Warm mix asphalt with reduced carbon emissions; A350, Westbury, Wiltshire


"My approach to warm temperature asphalt is, why wouldn’t you. This asphalt provides sustainability benefits, improves site safety and as the A350 Westbury site demonstrates, gives the opportunity to adopt a more efficient way of working in delivering schemes."

Diane Ware - Principal technical officer – Highways England.


The challenge
The A350 Westbury road condition was poor, resulting from the underlying ground conditions that are prevalent in this part of Wiltshire. The road reconstruction would a require a 24/7 road closure, diverting HGV traffic onto the Highways England network, which was already at capacity, and other traffic onto lengthy diversions on local roads. The scheme was originally planned to commence on 16th September and completion on 11th October. It was to be undertaken in sections, with planned areas to be laid with two layers of 60mm AC 20 HDM Binder, with a 200km geogrid in between and 50mm surface course of 10mm Ultilayer S. Each reconstruction section was to take 1.5 days sections including ancillary works. The total scheme was costed at £470k.

Our solution
Wilshire and Tarmac Contracting collaboratively reviewed with programme using warm temperature asphalt and it became evident that warm temperature asphalt would provide very significant efficiency savings. The use of warm temperature asphalt throughout all construction layers enabled the scheme to be undertaken in a more efficient method of working.

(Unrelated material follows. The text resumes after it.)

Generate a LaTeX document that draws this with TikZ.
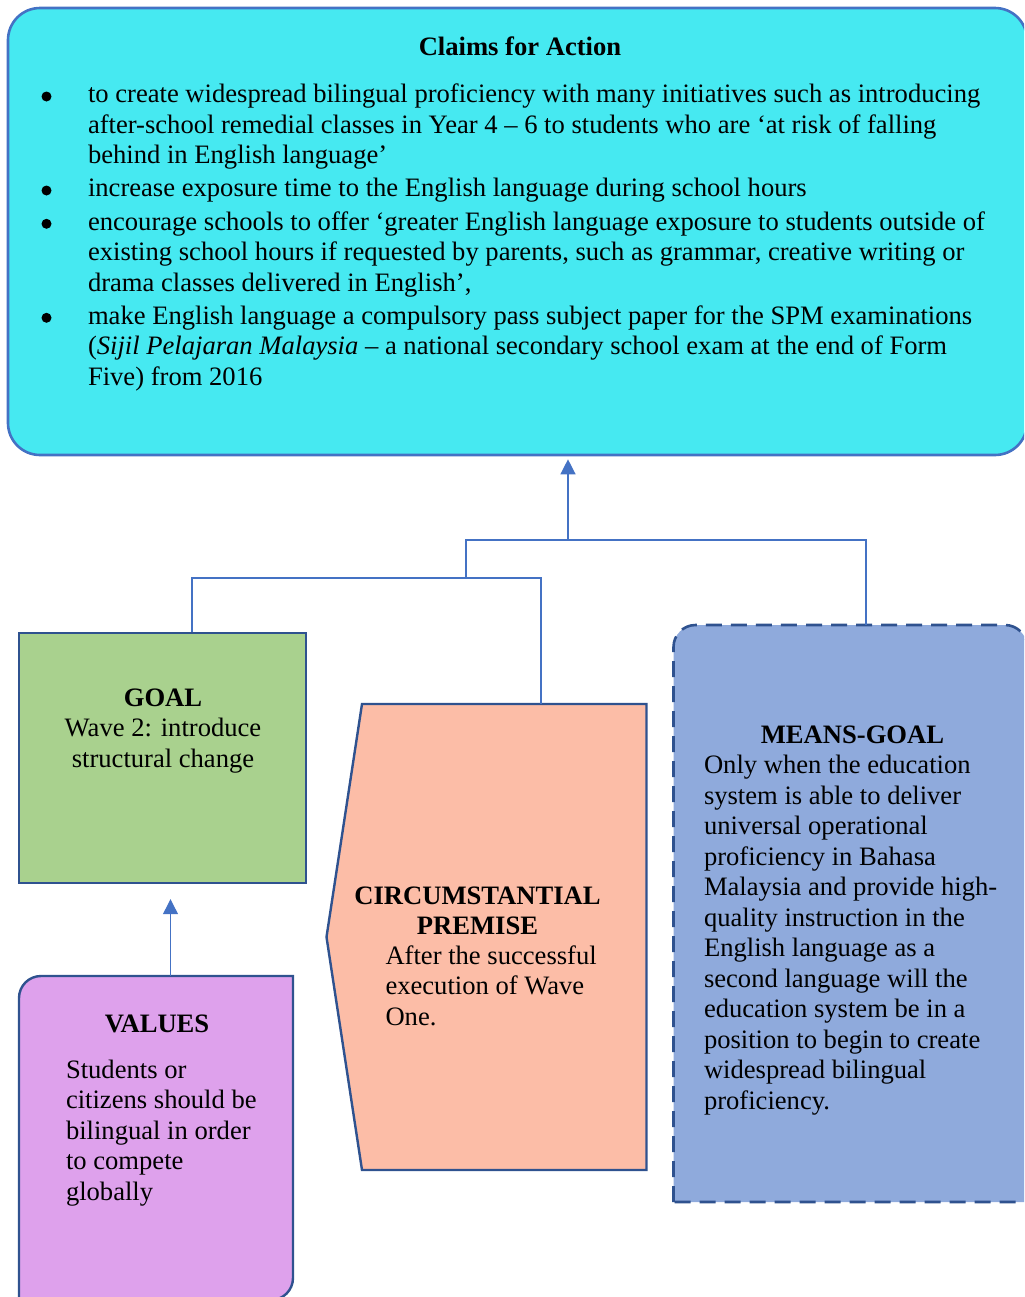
\documentclass[tikz,border=0pt]{standalone}
\usepackage{fontspec}
\setmainfont{Liberation Serif}
\usetikzlibrary{arrows.meta}

\definecolor{claimfill}{RGB}{70,233,241}
\definecolor{claimline}{HTML}{4472C4}
\definecolor{goalfill}{HTML}{A9D18E}
\definecolor{premfill}{RGB}{252,189,167}
\definecolor{meansfill}{HTML}{8FAADC}
\definecolor{valfill}{RGB}{222,161,236}
\definecolor{boxline}{HTML}{2F528F}
\definecolor{connline}{HTML}{4472C4}

\tikzset{
  txt/.style={inner sep=0pt, outer sep=0pt, text=black,
    font=\fontsize{13.3pt}{15.25pt}\selectfont},
  box/.style={draw=boxline, line width=1.2pt},
  conn/.style={draw=connline, line width=0.65pt},
  tip/.style={-{Triangle[width=7.5pt,length=7.5pt]}},
  dot/.style={circle, fill=black, inner sep=0pt, minimum size=5pt},
}

\begin{document}
\begin{tikzpicture}[x=0.5pt, y=-0.5pt]
\useasboundingbox (0,0) rectangle (1024,1297);
\clip (0,0) rectangle (1024,1297);

% ---------- boxes ----------
\node[draw=claimline, line width=1.3pt, fill=claimfill, rounded corners=16pt,
      minimum width=509.5pt, minimum height=223.5pt, inner sep=0pt]
      (claims) at (517.5,231.5) {};

\node[box, fill=goalfill, minimum width=143.5pt, minimum height=125pt, inner sep=0pt]
      (goal) at (162.5,758) {};

\filldraw[box, fill=premfill, line join=miter]
  (362,704) -- (646.5,704) -- (646.5,1170) -- (362,1170) -- (326.5,937) -- cycle;
\coordinate (premtop) at (541,704);

% means-goal: top corners rounded, dashed outline
\node[minimum width=176.75pt, minimum height=288.5pt, inner sep=0pt]
      (means) at (850.25,913.5) {};
\filldraw[draw=boxline, line width=1.3pt, dash pattern=on 8pt off 4.5pt, fill=meansfill]
  (673.5,1202) -- (673.5,647) arc[start angle=180, end angle=270, radius=22]
  -- (1005,625) arc[start angle=270, end angle=360, radius=22]
  -- (1027,1202) -- cycle;

\filldraw[box, fill=valfill]
  (19,1300) -- (19,998) arc[start angle=180, end angle=270, radius=22]
  -- (293,976) -- (293,1278) arc[start angle=0, end angle=90, radius=22]
  -- cycle;
\coordinate (valtop) at (170.5,976);

% ---------- connectors ----------
\coordinate (lowL) at (192,578);
\coordinate (lowR) at (541,578);
\coordinate (upL)  at (466,540);
\coordinate (upR)  at (866,540);
\coordinate (hub)  at (568,540);

\draw[conn] (goal.north -| lowL) -- (lowL) -- (lowR) -- (premtop);
\draw[conn] (upL |- lowL) -- (upL) -- (upR) -- (means.north -| upR);
\draw[conn, tip, fill=connline, shorten >=1.5pt] (hub) -- (claims.south -| hub);
\draw[conn, tip, fill=connline, shorten >=7.5pt] (valtop) -- (goal.south -| valtop);

% ---------- texts: claims ----------
\node[txt, anchor=base] (ctitle) at (520,55) {\bfseries Claims for Action};

\node[dot] (d1) at (46.5,96.5) {};
\node[dot] (d2) at (46.5,190.5) {};
\node[dot] (d3) at (46.5,223.8) {};
\node[dot] (d4) at (46.5,317.8) {};

\node[txt, anchor=base west] (b1) at (88,102.7) {\parbox[t]{470pt}{\raggedright
  to create widespread bilingual proficiency with many initiatives such as introducing\\
  after-school remedial classes in Year 4 – 6 to students who are ‘at risk of falling\\
  behind in English language’}};
\node[txt, anchor=base west] (b2) at (88,196.7) {\parbox[t]{470pt}{\raggedright
  increase exposure time to the English language during school hours}};
\node[txt, anchor=base west] (b3) at (88,230) {\parbox[t]{470pt}{\raggedright
  encourage schools to offer ‘greater English language exposure to students outside of\\
  existing school hours if requested by parents, such as grammar, creative writing or\\
  drama classes delivered in English’,}};
\node[txt, anchor=base west] (b4) at (88,324) {\parbox[t]{470pt}{\raggedright
  make English language a compulsory pass subject paper for the SPM examinations\\
  (\textit{Sijil Pelajaran Malaysia} – a national secondary school exam at the end of Form\\
  Five) from 2016}};

% ---------- texts: goal ----------
\node[txt, anchor=base] (gtxt) at (163,706) {\parbox[t]{140pt}{\centering
  \textbf{GOAL}\\Wave 2: introduce\\structural change}};

% ---------- texts: circumstantial premise ----------
\node[txt, anchor=base] (ptitle) at (477.5,904) {\parbox[t]{140pt}{\centering\bfseries
  CIRCUMSTANTIAL\\PREMISE}};
\node[txt, anchor=base west] (pbody) at (385.5,964) {\parbox[t]{130pt}{\raggedright
  After the successful\\execution of Wave\\One.}};

% ---------- texts: means-goal ----------
\node[txt, anchor=base] (mtitle) at (852.5,743.5) {\bfseries MEANS-GOAL};
\node[txt, anchor=base west] (mbody) at (704,773.5) {\parbox[t]{160pt}{\raggedright
  Only when the education\\
  system is able to deliver\\
  universal operational\\
  proficiency in Bahasa\\
  Malaysia and provide high-\\
  quality instruction in the\\
  English language as a\\
  second language will the\\
  education system be in a\\
  position to begin to create\\
  widespread bilingual\\
  proficiency.}};

% ---------- texts: values ----------
\node[txt, anchor=base] (vtitle) at (157,1032) {\bfseries VALUES};
\node[txt, anchor=base west] (vbody) at (66,1078) {\parbox[t]{120pt}{\raggedright
  Students or\\citizens should be\\bilingual in order\\to compete\\globally}};

\end{tikzpicture}
\end{document}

The installation of the geogrid could be carried out quicker due to the lower temperature of the asphalt below, enabling the upper binder course to be installed in the same shift. This also allowed the team to complete ancillary works on other sections during the shift, providing a 0.5 day saving on each programmed 1.5 day section. The earlier finishes during the contract period allowed access for residents to their houses and the town centre.

Results and benefits
The scheme was completed seven days earlier than programmed, providing a saving on the overall cost of £70k, principally from traffic management, whilst allowing for an additional 25% more work to be completed. The early completion reduced the diversion period and disruption for through traffic and the local community. Public appreciation was expressed in a complimentary letter published in the Wilshire Times. The emphasis on sustainability may have helped Wiltshire Council to be named the most climate-friendly council in England and Wales, by Friends of the Earth when assessing local authorities’ energy, transport and recycling plans.